• Dataset rows:
# # #
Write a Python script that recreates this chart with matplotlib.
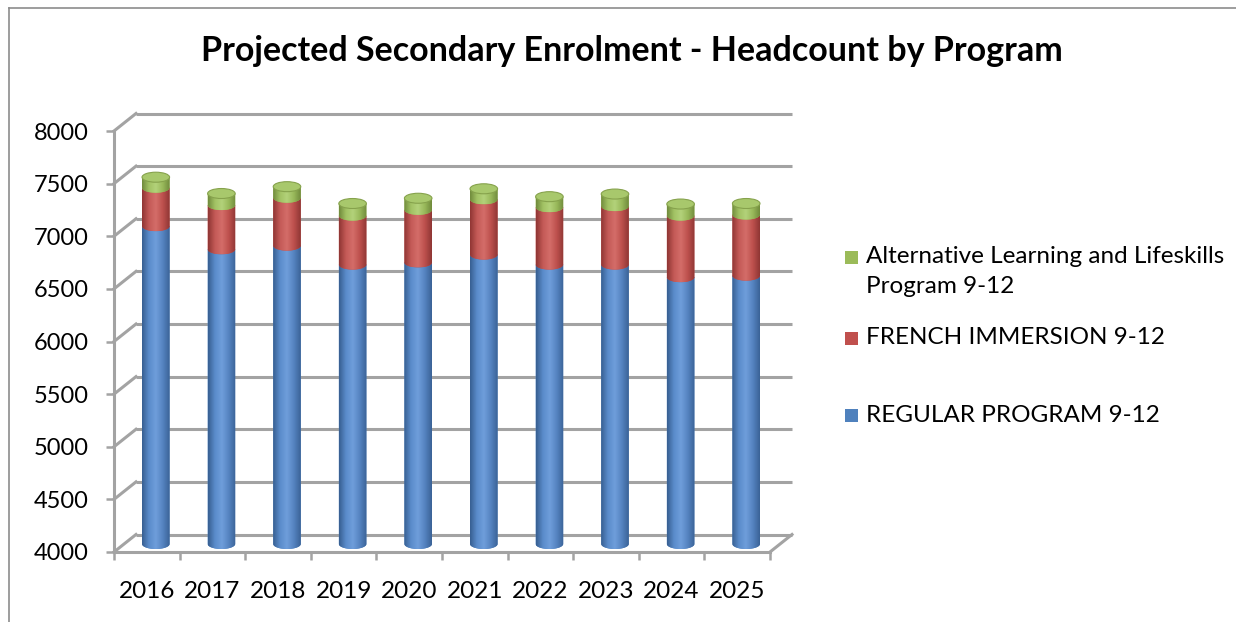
import numpy as np
import matplotlib
matplotlib.use("Agg")
import matplotlib.pyplot as plt
from matplotlib.path import Path
from matplotlib.patches import PathPatch, Ellipse, Rectangle
from matplotlib.colors import LinearSegmentedColormap
from matplotlib.lines import Line2D
import matplotlib.transforms as mtransforms

# ---------------- data ----------------
years = ["2016", "2017", "2018", "2019", "2020", "2021", "2022", "2023", "2024", "2025"]
regular = [7020, 6800, 6835, 6655, 6675, 6750, 6655, 6655, 6535, 6550]
french = [365, 420, 455, 465, 500, 525, 545, 555, 585, 580]
alternative = [100, 110, 105, 115, 110, 100, 100, 115, 110, 105]
series_names = ["REGULAR PROGRAM 9-12", "FRENCH IMMERSION 9-12",
                "Alternative Learning and Lifeskills\nProgram 9-12"]
y_ticks = [4000, 4500, 5000, 5500, 6000, 6500, 7000, 7500, 8000]
title = "Projected Secondary Enrolment - Headcount by Program"

colors = ["#4F81BD", "#C0504D", "#9BBB59"]
grad = [["#375f91", "#5a8ccb", "#6f9edb", "#5583c0", "#3a6296"],
        ["#8f3533", "#c45a57", "#d46d69", "#bd504d", "#8e3634"],
        ["#708a3c", "#a2c264", "#b3d27a", "#98b85a", "#6f8a3b"]]
cap_color = "#a8c86c"

FONT = "Lato"
W, H = 1236, 622
fig = plt.figure(figsize=(W / 100, H / 100), dpi=100)
fig.patch.set_facecolor("white")

ax_l, ax_r, ax_t, ax_b = 114, 770, 131, 552
ax = fig.add_axes([ax_l / W, (H - ax_b) / H, (ax_r - ax_l) / W, (ax_b - ax_t) / H])
ax.set_xlim(-0.5, len(years) - 0.5)
ax.set_ylim(y_ticks[0], y_ticks[-1])
ax.set_autoscale_on(False)
ax.set_facecolor("none")

grid_c = "#a3a3a3"
# pseudo-3D depth offsets (pixels)
back_dx, back_dy = 22, 17.5
mid_dx, mid_dy = 9, 8.0
back_tr = ax.transData + mtransforms.ScaledTranslation(back_dx / 100, back_dy / 100, fig.dpi_scale_trans)
mid_tr = ax.transData + mtransforms.ScaledTranslation(mid_dx / 100, mid_dy / 100, fig.dpi_scale_trans)

x0, x1 = ax.get_xlim()
# back-wall gridlines and left-wall diagonals
for v in y_ticks:
    ax.plot([x0, x1], [v, v], color=grid_c, lw=2.2, transform=back_tr, clip_on=False, zorder=1,
            solid_capstyle="butt")
    p0 = ax.transData.transform((x0, v))
    p1 = back_tr.transform((x0, v))
    ax.add_line(Line2D([p0[0], p1[0]], [p0[1], p1[1]], transform=None, color=grid_c, lw=2.2,
                       zorder=1, clip_on=False))
# floor right diagonal
p0 = ax.transData.transform((x1, y_ticks[0]))
p1 = back_tr.transform((x1, y_ticks[0]))
ax.add_line(Line2D([p0[0], p1[0]], [p0[1], p1[1]], transform=None, color=grid_c, lw=2.2,
                   zorder=1, clip_on=False))

# ---------------- cylinders ----------------
bar_w = 0.42
ell_h_px = 10
ell_h = ell_h_px / ((ax_b - ax_t) / (y_ticks[-1] - y_ticks[0]))


def segment_path(xc, y0, y1, a, b):
    th = np.linspace(np.pi, 2 * np.pi, 40)
    xs = list(xc + a * np.cos(th)) + [xc + a, xc - a, xc - a]
    ys = list(y0 + b * np.sin(th)) + [y1, y1, y0]
    return Path(np.column_stack([xs, ys]))


stack = [regular, french, alternative]
for i in range(len(years)):
    top_total = regular[i] + french[i] + alternative[i]
    cum = 0
    for s, vals in enumerate(stack):
        cum += vals[i]
        y0 = max(cum - vals[i], y_ticks[0])
        y1 = cum
        a = bar_w / 2
        b = ell_h / 2
        path = segment_path(i, y0, y1, a, b)
        patch = PathPatch(path, facecolor=colors[s], edgecolor="none", transform=mid_tr,
                          zorder=3 + s, clip_on=False)
        ax.add_patch(patch)
        cmap = LinearSegmentedColormap.from_list("g%d" % s, grad[s])
        im = ax.imshow(np.linspace(0, 1, 128).reshape(1, -1), cmap=cmap, aspect="auto",
                       extent=(i - a, i + a, y0 - b, y1), transform=mid_tr,
                       zorder=3 + s + 0.1, interpolation="bilinear")
        im.set_clip_path(patch)
        im.set_clip_box(None)
    # top cap
    cap = Ellipse((i, top_total), bar_w, ell_h, facecolor=cap_color, edgecolor="#86a24c",
                  lw=0.8, transform=mid_tr, zorder=7, clip_on=False)
    ax.add_patch(cap)

ax.set_xlim(-0.5, len(years) - 0.5)
ax.set_ylim(y_ticks[0], y_ticks[-1])

# ---------------- axes styling ----------------
for sp in ["top", "right"]:
    ax.spines[sp].set_visible(False)
for sp in ["left", "bottom"]:
    ax.spines[sp].set_color(grid_c)
    ax.spines[sp].set_linewidth(2.2)

ax.set_yticks(y_ticks)
ax.set_yticklabels([str(v) for v in y_ticks])
ax.set_xticks(range(len(years)))
ax.set_xticklabels(years)
ax.set_xticks(np.arange(-0.5, len(years)), minor=True)
ax.tick_params(axis="y", direction="out", length=6, width=1.8, color=grid_c,
               labelsize=17, pad=12)
ax.tick_params(axis="x", which="major", length=0, labelsize=17.5, pad=21)
ax.tick_params(axis="x", which="minor", direction="out", length=6, width=1.8, color=grid_c)
for lab in ax.get_xticklabels() + ax.get_yticklabels():
    lab.set_fontfamily(FONT)

# ---------------- title ----------------
fig.text(632 / W, 1 - 51 / H, title, ha="center", va="center", fontsize=24.5,
         fontweight="bold", fontfamily=FONT)

# ---------------- legend ----------------
leg_items = [(2, 257), (1, 338), (0, 415)]
for s, yc in leg_items:
    fig.patches.append(Rectangle((845 / W, 1 - (yc + 6.5) / H), 13 / W, 13 / H,
                                 transform=fig.transFigure, facecolor=colors[s],
                                 edgecolor="none"))
    if "\n" in series_names[s]:
        fig.text(866 / W, 1 - (yc - 11) / H, series_names[s], ha="left", va="top",
                 fontsize=17.5, fontfamily=FONT, linespacing=1.55)
    else:
        fig.text(866 / W, 1 - yc / H, series_names[s], ha="left", va="center",
                 fontsize=17.5, fontfamily=FONT)

# ---------------- outer frame ----------------
fig.add_artist(Line2D([9 / W, 9 / W], [0, 1 - 8 / H], transform=fig.transFigure,
                      color="#8c8c8c", lw=1.2))
fig.add_artist(Line2D([9 / W, 1], [1 - 8 / H, 1 - 8 / H], transform=fig.transFigure,
                      color="#8c8c8c", lw=1.2))

fig.savefig("out.png", dpi=100)
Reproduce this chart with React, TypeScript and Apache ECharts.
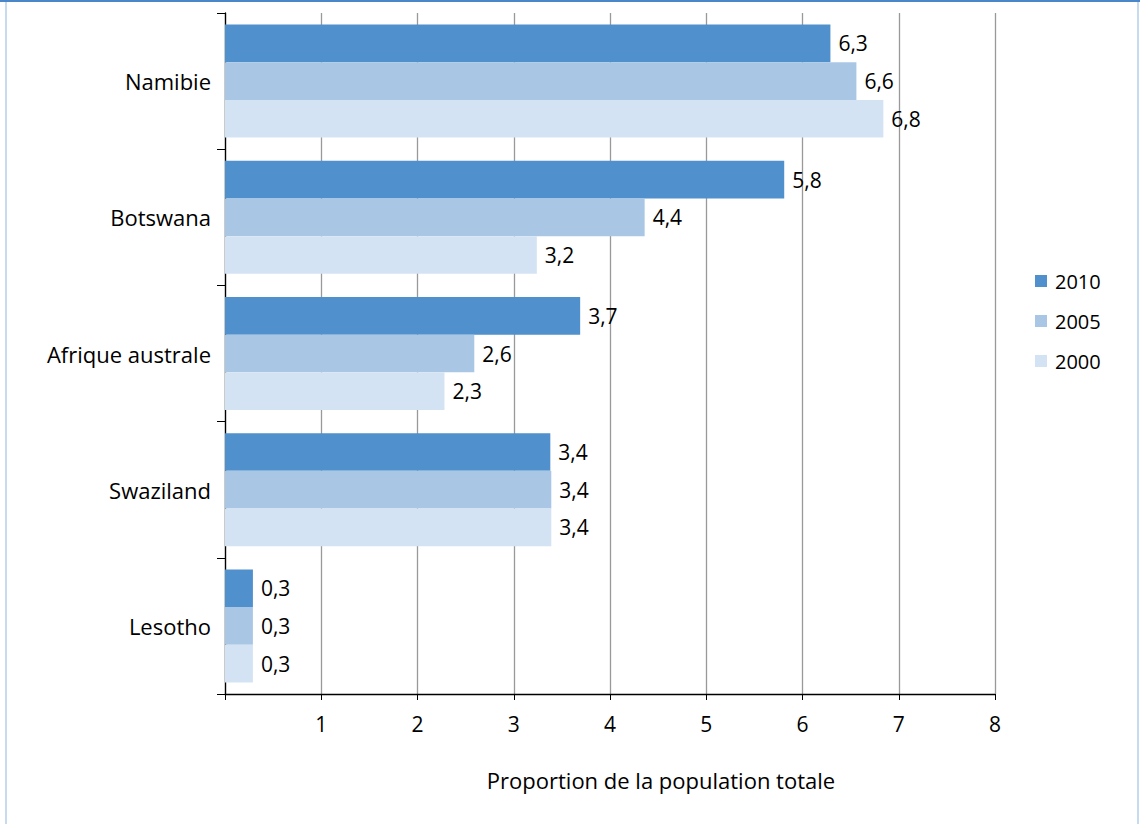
# # #
• PROBLEM REQUIREMENTS: From the listing above, pick out each line where the word "chart" appears.

• TASK SOLUTION:
Write a Python script that recreates this chart with matplotlib.
Reproduce this chart with React, TypeScript and Apache ECharts.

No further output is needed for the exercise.